▶ _Direction_
Skip the pictures and quote all of the lines exactly.

▶ _Dataset content_
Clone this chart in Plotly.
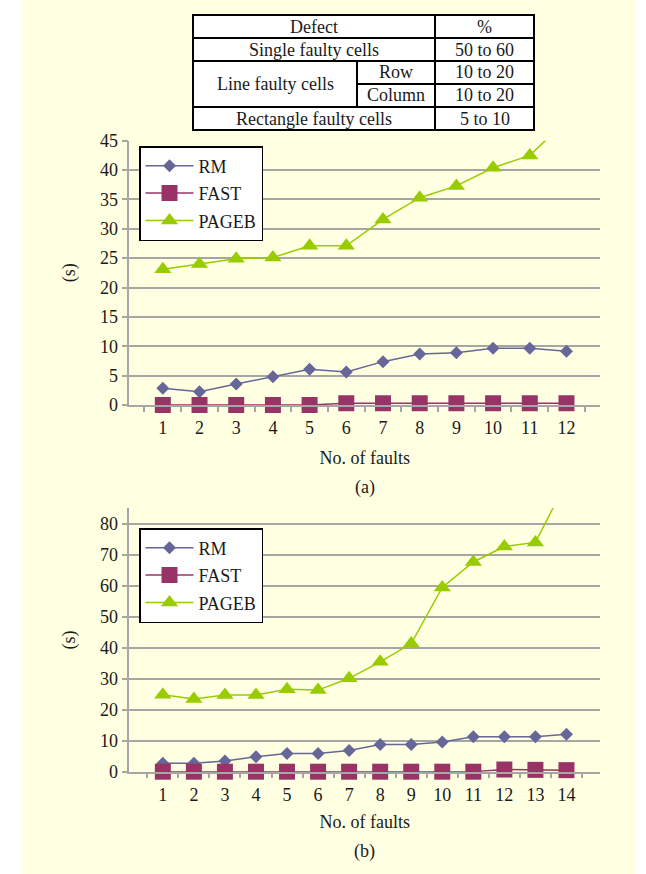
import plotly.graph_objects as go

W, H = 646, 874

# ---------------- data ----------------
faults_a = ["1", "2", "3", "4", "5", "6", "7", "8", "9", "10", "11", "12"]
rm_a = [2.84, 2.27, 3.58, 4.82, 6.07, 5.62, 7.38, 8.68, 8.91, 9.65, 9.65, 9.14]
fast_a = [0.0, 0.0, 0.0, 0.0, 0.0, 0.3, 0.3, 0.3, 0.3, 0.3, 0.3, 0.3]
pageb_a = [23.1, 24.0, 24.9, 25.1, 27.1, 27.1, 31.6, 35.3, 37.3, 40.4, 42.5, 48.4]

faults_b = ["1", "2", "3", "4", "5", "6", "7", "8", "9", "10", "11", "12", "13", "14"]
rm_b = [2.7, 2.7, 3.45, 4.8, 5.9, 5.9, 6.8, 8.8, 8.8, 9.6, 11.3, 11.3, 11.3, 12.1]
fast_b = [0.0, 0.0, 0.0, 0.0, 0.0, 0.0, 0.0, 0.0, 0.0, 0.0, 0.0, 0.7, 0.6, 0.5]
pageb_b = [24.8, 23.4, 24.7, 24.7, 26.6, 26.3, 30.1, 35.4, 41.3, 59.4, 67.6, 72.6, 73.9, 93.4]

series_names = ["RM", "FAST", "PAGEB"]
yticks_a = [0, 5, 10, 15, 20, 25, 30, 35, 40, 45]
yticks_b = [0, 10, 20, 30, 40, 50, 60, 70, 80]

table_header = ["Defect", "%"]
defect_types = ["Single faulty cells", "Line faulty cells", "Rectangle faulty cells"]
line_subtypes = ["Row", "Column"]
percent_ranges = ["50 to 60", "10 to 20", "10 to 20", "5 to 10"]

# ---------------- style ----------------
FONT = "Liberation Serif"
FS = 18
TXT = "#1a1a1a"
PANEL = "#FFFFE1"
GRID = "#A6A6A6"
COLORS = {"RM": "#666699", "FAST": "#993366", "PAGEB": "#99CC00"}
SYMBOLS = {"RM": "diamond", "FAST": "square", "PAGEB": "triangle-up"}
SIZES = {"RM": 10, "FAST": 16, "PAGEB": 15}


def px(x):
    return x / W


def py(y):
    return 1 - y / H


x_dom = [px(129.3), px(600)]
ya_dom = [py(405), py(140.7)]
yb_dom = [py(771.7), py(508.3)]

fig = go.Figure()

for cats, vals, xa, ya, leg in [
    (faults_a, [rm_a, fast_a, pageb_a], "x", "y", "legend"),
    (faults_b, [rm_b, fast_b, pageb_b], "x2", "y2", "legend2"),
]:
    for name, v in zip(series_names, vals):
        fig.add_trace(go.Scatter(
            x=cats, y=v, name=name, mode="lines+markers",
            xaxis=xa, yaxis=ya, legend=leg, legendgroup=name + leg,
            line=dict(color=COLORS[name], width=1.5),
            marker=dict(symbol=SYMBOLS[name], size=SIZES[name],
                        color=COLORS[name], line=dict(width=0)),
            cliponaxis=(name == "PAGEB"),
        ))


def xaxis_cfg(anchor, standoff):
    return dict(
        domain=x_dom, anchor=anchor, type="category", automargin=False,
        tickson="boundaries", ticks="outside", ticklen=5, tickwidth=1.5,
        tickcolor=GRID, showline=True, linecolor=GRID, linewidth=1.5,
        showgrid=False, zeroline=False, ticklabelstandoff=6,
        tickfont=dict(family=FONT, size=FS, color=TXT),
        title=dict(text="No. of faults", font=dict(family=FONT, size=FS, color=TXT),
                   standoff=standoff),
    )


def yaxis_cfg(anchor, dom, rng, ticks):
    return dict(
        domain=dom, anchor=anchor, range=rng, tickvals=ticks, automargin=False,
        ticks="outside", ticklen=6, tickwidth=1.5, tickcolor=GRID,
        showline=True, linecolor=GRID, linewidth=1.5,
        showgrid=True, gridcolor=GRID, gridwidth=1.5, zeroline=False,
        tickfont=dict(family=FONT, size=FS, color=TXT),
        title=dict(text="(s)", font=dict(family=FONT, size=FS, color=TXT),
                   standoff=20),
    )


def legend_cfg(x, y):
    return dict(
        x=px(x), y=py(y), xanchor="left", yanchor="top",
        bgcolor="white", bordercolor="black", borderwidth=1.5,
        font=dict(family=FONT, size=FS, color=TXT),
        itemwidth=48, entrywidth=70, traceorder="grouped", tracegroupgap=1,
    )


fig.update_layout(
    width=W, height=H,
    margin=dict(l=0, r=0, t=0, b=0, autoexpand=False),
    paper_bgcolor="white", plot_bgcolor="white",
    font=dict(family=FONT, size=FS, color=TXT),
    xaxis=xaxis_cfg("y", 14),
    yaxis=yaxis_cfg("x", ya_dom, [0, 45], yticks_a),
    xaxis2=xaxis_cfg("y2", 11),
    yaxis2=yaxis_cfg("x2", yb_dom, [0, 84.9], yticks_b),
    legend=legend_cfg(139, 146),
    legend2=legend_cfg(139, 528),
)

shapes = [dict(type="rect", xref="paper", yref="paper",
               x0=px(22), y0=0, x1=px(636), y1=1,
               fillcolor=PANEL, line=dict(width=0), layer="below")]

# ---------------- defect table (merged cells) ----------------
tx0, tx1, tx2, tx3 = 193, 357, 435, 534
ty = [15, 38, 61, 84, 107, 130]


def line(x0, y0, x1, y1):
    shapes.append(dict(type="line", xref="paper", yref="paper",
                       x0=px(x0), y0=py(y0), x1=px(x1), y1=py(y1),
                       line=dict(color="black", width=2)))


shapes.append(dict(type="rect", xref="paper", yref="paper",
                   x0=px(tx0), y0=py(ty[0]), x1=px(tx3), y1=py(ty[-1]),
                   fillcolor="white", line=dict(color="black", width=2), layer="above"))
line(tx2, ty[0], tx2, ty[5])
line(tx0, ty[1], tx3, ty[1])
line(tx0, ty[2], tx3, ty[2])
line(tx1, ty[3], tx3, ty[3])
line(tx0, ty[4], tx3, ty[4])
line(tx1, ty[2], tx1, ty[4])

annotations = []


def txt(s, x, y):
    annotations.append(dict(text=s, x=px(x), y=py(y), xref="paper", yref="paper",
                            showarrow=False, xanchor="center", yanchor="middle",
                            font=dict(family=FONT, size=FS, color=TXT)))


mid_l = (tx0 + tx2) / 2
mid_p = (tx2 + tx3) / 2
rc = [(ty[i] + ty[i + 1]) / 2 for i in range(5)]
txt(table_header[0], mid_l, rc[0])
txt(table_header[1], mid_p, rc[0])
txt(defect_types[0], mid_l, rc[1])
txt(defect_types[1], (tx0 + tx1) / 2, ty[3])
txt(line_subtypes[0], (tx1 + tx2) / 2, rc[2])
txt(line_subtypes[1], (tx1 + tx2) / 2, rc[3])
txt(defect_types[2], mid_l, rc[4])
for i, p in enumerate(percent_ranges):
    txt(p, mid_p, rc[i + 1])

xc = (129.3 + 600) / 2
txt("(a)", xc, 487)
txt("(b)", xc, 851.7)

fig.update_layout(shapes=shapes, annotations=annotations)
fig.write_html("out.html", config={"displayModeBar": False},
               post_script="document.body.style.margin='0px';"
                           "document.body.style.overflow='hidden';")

▶ _Output below_
Clone this chart in Plotly.
import plotly.graph_objects as go

W, H = 646, 874

# ---------------- data ----------------
faults_a = ["1", "2", "3", "4", "5", "6", "7", "8", "9", "10", "11", "12"]
rm_a = [2.84, 2.27, 3.58, 4.82, 6.07, 5.62, 7.38, 8.68, 8.91, 9.65, 9.65, 9.14]
fast_a = [0.0, 0.0, 0.0, 0.0, 0.0, 0.3, 0.3, 0.3, 0.3, 0.3, 0.3, 0.3]
pageb_a = [23.1, 24.0, 24.9, 25.1, 27.1, 27.1, 31.6, 35.3, 37.3, 40.4, 42.5, 48.4]

faults_b = ["1", "2", "3", "4", "5", "6", "7", "8", "9", "10", "11", "12", "13", "14"]
rm_b = [2.7, 2.7, 3.45, 4.8, 5.9, 5.9, 6.8, 8.8, 8.8, 9.6, 11.3, 11.3, 11.3, 12.1]
fast_b = [0.0, 0.0, 0.0, 0.0, 0.0, 0.0, 0.0, 0.0, 0.0, 0.0, 0.0, 0.7, 0.6, 0.5]
pageb_b = [24.8, 23.4, 24.7, 24.7, 26.6, 26.3, 30.1, 35.4, 41.3, 59.4, 67.6, 72.6, 73.9, 93.4]

series_names = ["RM", "FAST", "PAGEB"]
yticks_a = [0, 5, 10, 15, 20, 25, 30, 35, 40, 45]
yticks_b = [0, 10, 20, 30, 40, 50, 60, 70, 80]

table_header = ["Defect", "%"]
defect_types = ["Single faulty cells", "Line faulty cells", "Rectangle faulty cells"]
line_subtypes = ["Row", "Column"]
percent_ranges = ["50 to 60", "10 to 20", "10 to 20", "5 to 10"]

# ---------------- style ----------------
FONT = "Liberation Serif"
FS = 18
TXT = "#1a1a1a"
PANEL = "#FFFFE1"
GRID = "#A6A6A6"
COLORS = {"RM": "#666699", "FAST": "#993366", "PAGEB": "#99CC00"}
SYMBOLS = {"RM": "diamond", "FAST": "square", "PAGEB": "triangle-up"}
SIZES = {"RM": 10, "FAST": 16, "PAGEB": 15}


def px(x):
    return x / W


def py(y):
    return 1 - y / H


x_dom = [px(129.3), px(600)]
ya_dom = [py(405), py(140.7)]
yb_dom = [py(771.7), py(508.3)]

fig = go.Figure()

for cats, vals, xa, ya, leg in [
    (faults_a, [rm_a, fast_a, pageb_a], "x", "y", "legend"),
    (faults_b, [rm_b, fast_b, pageb_b], "x2", "y2", "legend2"),
]:
    for name, v in zip(series_names, vals):
        fig.add_trace(go.Scatter(
            x=cats, y=v, name=name, mode="lines+markers",
            xaxis=xa, yaxis=ya, legend=leg, legendgroup=name + leg,
            line=dict(color=COLORS[name], width=1.5),
            marker=dict(symbol=SYMBOLS[name], size=SIZES[name],
                        color=COLORS[name], line=dict(width=0)),
            cliponaxis=(name == "PAGEB"),
        ))


def xaxis_cfg(anchor, standoff):
    return dict(
        domain=x_dom, anchor=anchor, type="category", automargin=False,
        tickson="boundaries", ticks="outside", ticklen=5, tickwidth=1.5,
        tickcolor=GRID, showline=True, linecolor=GRID, linewidth=1.5,
        showgrid=False, zeroline=False, ticklabelstandoff=6,
        tickfont=dict(family=FONT, size=FS, color=TXT),
        title=dict(text="No. of faults", font=dict(family=FONT, size=FS, color=TXT),
                   standoff=standoff),
    )


def yaxis_cfg(anchor, dom, rng, ticks):
    return dict(
        domain=dom, anchor=anchor, range=rng, tickvals=ticks, automargin=False,
        ticks="outside", ticklen=6, tickwidth=1.5, tickcolor=GRID,
        showline=True, linecolor=GRID, linewidth=1.5,
        showgrid=True, gridcolor=GRID, gridwidth=1.5, zeroline=False,
        tickfont=dict(family=FONT, size=FS, color=TXT),
        title=dict(text="(s)", font=dict(family=FONT, size=FS, color=TXT),
                   standoff=20),
    )


def legend_cfg(x, y):
    return dict(
        x=px(x), y=py(y), xanchor="left", yanchor="top",
        bgcolor="white", bordercolor="black", borderwidth=1.5,
        font=dict(family=FONT, size=FS, color=TXT),
        itemwidth=48, entrywidth=70, traceorder="grouped", tracegroupgap=1,
    )


fig.update_layout(
    width=W, height=H,
    margin=dict(l=0, r=0, t=0, b=0, autoexpand=False),
    paper_bgcolor="white", plot_bgcolor="white",
    font=dict(family=FONT, size=FS, color=TXT),
    xaxis=xaxis_cfg("y", 14),
    yaxis=yaxis_cfg("x", ya_dom, [0, 45], yticks_a),
    xaxis2=xaxis_cfg("y2", 11),
    yaxis2=yaxis_cfg("x2", yb_dom, [0, 84.9], yticks_b),
    legend=legend_cfg(139, 146),
    legend2=legend_cfg(139, 528),
)

shapes = [dict(type="rect", xref="paper", yref="paper",
               x0=px(22), y0=0, x1=px(636), y1=1,
               fillcolor=PANEL, line=dict(width=0), layer="below")]

# ---------------- defect table (merged cells) ----------------
tx0, tx1, tx2, tx3 = 193, 357, 435, 534
ty = [15, 38, 61, 84, 107, 130]


def line(x0, y0, x1, y1):
    shapes.append(dict(type="line", xref="paper", yref="paper",
                       x0=px(x0), y0=py(y0), x1=px(x1), y1=py(y1),
                       line=dict(color="black", width=2)))


shapes.append(dict(type="rect", xref="paper", yref="paper",
                   x0=px(tx0), y0=py(ty[0]), x1=px(tx3), y1=py(ty[-1]),
                   fillcolor="white", line=dict(color="black", width=2), layer="above"))
line(tx2, ty[0], tx2, ty[5])
line(tx0, ty[1], tx3, ty[1])
line(tx0, ty[2], tx3, ty[2])
line(tx1, ty[3], tx3, ty[3])
line(tx0, ty[4], tx3, ty[4])
line(tx1, ty[2], tx1, ty[4])

annotations = []


def txt(s, x, y):
    annotations.append(dict(text=s, x=px(x), y=py(y), xref="paper", yref="paper",
                            showarrow=False, xanchor="center", yanchor="middle",
                            font=dict(family=FONT, size=FS, color=TXT)))


mid_l = (tx0 + tx2) / 2
mid_p = (tx2 + tx3) / 2
rc = [(ty[i] + ty[i + 1]) / 2 for i in range(5)]
txt(table_header[0], mid_l, rc[0])
txt(table_header[1], mid_p, rc[0])
txt(defect_types[0], mid_l, rc[1])
txt(defect_types[1], (tx0 + tx1) / 2, ty[3])
txt(line_subtypes[0], (tx1 + tx2) / 2, rc[2])
txt(line_subtypes[1], (tx1 + tx2) / 2, rc[3])
txt(defect_types[2], mid_l, rc[4])
for i, p in enumerate(percent_ranges):
    txt(p, mid_p, rc[i + 1])

xc = (129.3 + 600) / 2
txt("(a)", xc, 487)
txt("(b)", xc, 851.7)

fig.update_layout(shapes=shapes, annotations=annotations)
fig.write_html("out.html", config={"displayModeBar": False},
               post_script="document.body.style.margin='0px';"
                           "document.body.style.overflow='hidden';")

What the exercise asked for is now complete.